The former is tempting. In many ways it’s easier because it’s more about politics than public policy. Which elements of your constituency needs what provisions? Cobble them all together and slam the package through.

A nonpartisan approach is much more painful. There’s still a heavy dose of politics involved, but the resulting package needs to be able to stand up to the rigors of questioning and debate from a broad spectrum. The package –in total — needs to have a good chance of actually working. And it’s more likely to because it reflects ideas and input from a variety of viewpoints. It’s a slower process than a partisan effort. It’s a frustrating process. But in the end, the results are usually better.

The California’s health care reform debate illustrate this point.

To the extent ABX1-1, the Health Care Security and Cost Reduction Act, has any chance of passing, it’s because technically it is a bi-partisan bill. Governor Arnold Schwarzenegger is, after all,  a Republican. Senate President Pro Tem Don Perata and Assembly Speaker Fabian Nunez are Democrats. If the Democratic Legislative Leaders had a soul mate in the Governor’s office, the bill would have looked far different. The views of the business community and others would probably not have been ignored, but they would have been much further from the center of the debate. If the result wasn’t a single-payer solution it probably would have looked a lot more like Assembly Bill 8, the reform package passed by the legislature last year during the regular session, than ABX1-1. And regardless of whether one supports ABX1-1 or not, it’s a much better piece of legislation than either AB 8 or Senate Bill 840, the single-payer bill.

So California serves as evidence of the benefits of a bi-partisan approach.

However, ABX1-1 is only technically bi-partisan. Republicans in the legislature have been totally absent from the deliberations. To a large extent, this was their own choice. By refusing to accept any new taxes they made themselves irrelevant to the process, except as an obstacle to a purely legislative solution. Without the two-thirds votes necessary to create new taxes the Governor and the Democratic Leadership are turning to the ballot to fund the $14 billion health care reform plan.

Leaving Governor Schwarzenegger as the only Republican in the room is not a good way to insert the perspective of the Republican party into the debate. Even he refers to himself as being “post-partisan” and few would suggest he speaks for the core beliefs of the GOP. As a result, key elements of the bill did not get the full benefit of a truly bi-partisan debate. Would this have eliminated problem areas in the bill, such as the unlevel playing field created in favor of the purchasing pool? That’s a question California “nearly non-partisan” process can’t answer.

The partisan versus non-partisan approach to health care reform is already a part of the presidential campaign debate, at least on the Democratic side. Senator Barack Obama believes in the wisdom of bi-partisanship. According to the Boston Globe,“To Obama, Democrats have been unable to make progress on core concerns like universal healthcare because of a selfish Beltway political culture that puts partisanship ahead of the national interest; electing Clinton, he said, would perpetuate the existing ‘Washington game with the same Washington players.’

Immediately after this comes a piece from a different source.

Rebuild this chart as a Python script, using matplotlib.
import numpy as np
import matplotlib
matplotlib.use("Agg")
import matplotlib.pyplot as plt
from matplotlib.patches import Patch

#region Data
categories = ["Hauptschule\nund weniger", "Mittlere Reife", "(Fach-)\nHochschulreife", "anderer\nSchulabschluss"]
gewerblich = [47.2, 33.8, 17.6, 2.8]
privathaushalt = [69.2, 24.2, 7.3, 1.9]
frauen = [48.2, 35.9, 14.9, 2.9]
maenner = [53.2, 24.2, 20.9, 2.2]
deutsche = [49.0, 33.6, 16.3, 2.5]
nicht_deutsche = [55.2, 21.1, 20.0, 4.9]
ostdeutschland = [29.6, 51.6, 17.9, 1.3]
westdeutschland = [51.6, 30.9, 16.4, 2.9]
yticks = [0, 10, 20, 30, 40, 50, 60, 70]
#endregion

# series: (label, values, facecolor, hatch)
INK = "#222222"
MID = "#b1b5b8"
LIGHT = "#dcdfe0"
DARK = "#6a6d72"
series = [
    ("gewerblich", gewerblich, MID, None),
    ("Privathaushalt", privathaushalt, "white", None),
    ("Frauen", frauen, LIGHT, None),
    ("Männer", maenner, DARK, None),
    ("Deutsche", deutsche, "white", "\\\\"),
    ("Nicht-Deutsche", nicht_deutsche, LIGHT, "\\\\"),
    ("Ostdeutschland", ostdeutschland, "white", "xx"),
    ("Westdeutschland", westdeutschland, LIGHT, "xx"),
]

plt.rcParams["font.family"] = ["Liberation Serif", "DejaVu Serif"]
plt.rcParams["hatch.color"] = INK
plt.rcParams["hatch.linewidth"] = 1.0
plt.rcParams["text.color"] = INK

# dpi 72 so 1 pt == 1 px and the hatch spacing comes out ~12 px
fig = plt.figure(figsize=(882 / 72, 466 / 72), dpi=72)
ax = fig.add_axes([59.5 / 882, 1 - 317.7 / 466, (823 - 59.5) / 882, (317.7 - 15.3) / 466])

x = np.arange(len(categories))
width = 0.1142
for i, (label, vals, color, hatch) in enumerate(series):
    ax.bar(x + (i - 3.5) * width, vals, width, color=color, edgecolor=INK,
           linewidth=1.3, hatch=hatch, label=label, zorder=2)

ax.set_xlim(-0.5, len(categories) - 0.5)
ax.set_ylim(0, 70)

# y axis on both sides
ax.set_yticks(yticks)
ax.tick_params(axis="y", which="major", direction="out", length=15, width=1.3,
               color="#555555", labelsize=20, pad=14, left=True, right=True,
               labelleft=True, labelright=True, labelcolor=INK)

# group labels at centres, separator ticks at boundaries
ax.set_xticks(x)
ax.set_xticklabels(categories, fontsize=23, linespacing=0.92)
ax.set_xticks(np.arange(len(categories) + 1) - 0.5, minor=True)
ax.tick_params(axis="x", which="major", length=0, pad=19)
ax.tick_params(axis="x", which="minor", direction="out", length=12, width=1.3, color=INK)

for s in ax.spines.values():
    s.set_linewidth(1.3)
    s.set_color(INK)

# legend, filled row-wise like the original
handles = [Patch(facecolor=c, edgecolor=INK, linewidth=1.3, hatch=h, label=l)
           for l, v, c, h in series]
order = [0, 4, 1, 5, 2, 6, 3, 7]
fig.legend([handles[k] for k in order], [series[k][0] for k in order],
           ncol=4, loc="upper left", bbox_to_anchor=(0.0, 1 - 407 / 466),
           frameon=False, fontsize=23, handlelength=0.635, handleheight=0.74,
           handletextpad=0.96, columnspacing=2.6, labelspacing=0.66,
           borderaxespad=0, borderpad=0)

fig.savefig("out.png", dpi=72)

“‘You know that we can’t afford four more years of the same divisive food fight in Washington that’s about scoring political points instead of solving problems – that’s about tearing your opponents down instead of lifting this country up,’ Obama said last week.”

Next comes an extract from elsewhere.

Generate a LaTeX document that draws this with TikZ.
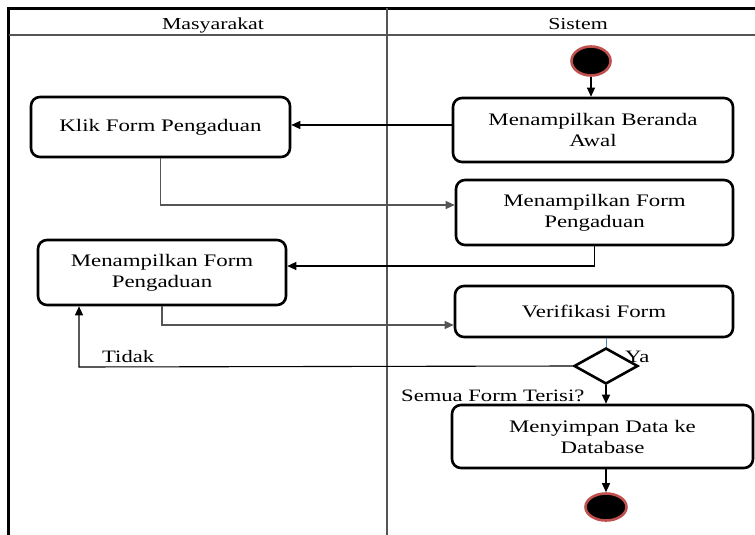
\documentclass[tikz,border=0pt]{standalone}
\usepackage{fontspec}
\setmainfont{Liberation Serif}[FakeStretch=1.3]
\usetikzlibrary{shapes.geometric, arrows.meta, positioning}
\definecolor{startred}{HTML}{C0504D}
\definecolor{flowblue}{HTML}{4F81BD}
\definecolor{lanegray}{HTML}{555555}

\begin{document}
\begin{tikzpicture}[
    x=1pt, y=-1pt,
    >={Triangle[length=9pt,width=8pt]},
    activity/.style={draw, line width=2.6pt, rounded corners=9pt, align=center,
        inner sep=2pt, font=\fontsize{17.6}{21}\selectfont},
    decision/.style={draw, diamond, line width=2.6pt, minimum width=64pt,
        minimum height=36pt, inner sep=0pt},
    terminal/.style={ellipse, draw=startred, fill=black, line width=2.6pt},
    lbl/.style={inner sep=0pt, font=\fontsize{17.4}{21}\selectfont},
    flow/.style={->, line width=1.1pt}
]
    \useasboundingbox (0,0) rectangle (755,535);

    % swimlane frame
    \draw[line width=3pt] (8.5,535) -- (8.5,8.5) -- (755,8.5);
    \draw[line width=1.5pt, lanegray] (8.5,35) -- (755,35);
    \draw[line width=1.3pt, lanegray] (387,8.5) -- (387,535);
    \node[lbl, anchor=base, font=\fontsize{16.8}{20}\selectfont] (hMas) at (213,30) {Masyarakat};
    \node[lbl, anchor=base, font=\fontsize{16.8}{20}\selectfont] (hSis) at (578,30) {Sistem};

    % activities
    \node[terminal, minimum width=39pt, minimum height=29pt] (start) at (591,61) {};
    \node[activity, minimum width=280pt, minimum height=64pt] (beranda) at (593,130)
        {Menampilkan Beranda\\Awal};
    \node[activity, minimum width=259pt, minimum height=60pt] (klik) at (160.5,127)
        {Klik Form Pengaduan};
    \node[activity, minimum width=277pt, minimum height=65pt] (formSis) at (594.5,212.5)
        {Menampilkan Form\\Pengaduan};
    \node[activity, minimum width=248pt, minimum height=65pt] (formMas) at (162,272.5)
        {Menampilkan Form\\Pengaduan};
    \node[activity, minimum width=278pt, minimum height=51pt] (verif) at (594,311.5)
        {Verifikasi Form};
    \node[decision] (cek) at (606,366) {};
    \node[activity, minimum width=301pt, minimum height=63pt] (simpan) at (602.5,436.5)
        {Menyimpan Data ke\\Database};
    \node[terminal, minimum width=41pt, minimum height=27pt] (stop) at (606,507) {};

    % labels
    \node[lbl, anchor=base west] (tTidak) at (102,362) {Tidak};
    \node[lbl, anchor=base west] (tYa) at (625,362) {Ya};
    \node[lbl, anchor=base west] (tSemua) at (401,401) {Semua Form Terisi?};

    % flows
    \coordinate (tBend) at (79,367);
    \draw[flow] (start.south) -- (start.south |- beranda.north);
    \draw[flow] ([yshift=5pt]beranda.west) -- ([yshift=5pt]beranda.west -| klik.east);
    \draw[flow, lanegray] (klik.south) |- ([yshift=7.5pt]formSis.west);
    \draw[flow] (formSis.south) |- ([yshift=6.5pt]formMas.east);
    \draw[flow, lanegray] (formMas.south) |- ([yshift=-13.5pt]verif.west);
    \draw[flowblue, line width=0.9pt] (verif.south -| cek.north) -- (cek.north);
    \draw[flow] (cek.west) -- (tBend) -- (tBend |- formMas.south);
    \draw[flow] (cek.south) -- (cek.south |- simpan.north);
    \draw[flow] (simpan.south -| stop.north) -- (stop.north);
\end{tikzpicture}
\end{document}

Former-Senator John Edwards, however, champions a more partisan approach. “‘You better send a fighter [to Washington]’, he told voters Friday night in Davenport. But politicians are not his main targets: Special interests are the force that must be quelled.

“‘Corporate greed has infiltrated everything that is happening in this country,’ Edwards said.” Hardly an invitation for all sides to participate in the discussion.

This is where the California experience can educate the national debate — even if ABX1-1 never makes it past the Senate. It shows that even a “nearly bi-partisan” approach resulted in a better bill, one that had the best chance of any of the available alternatives to become law.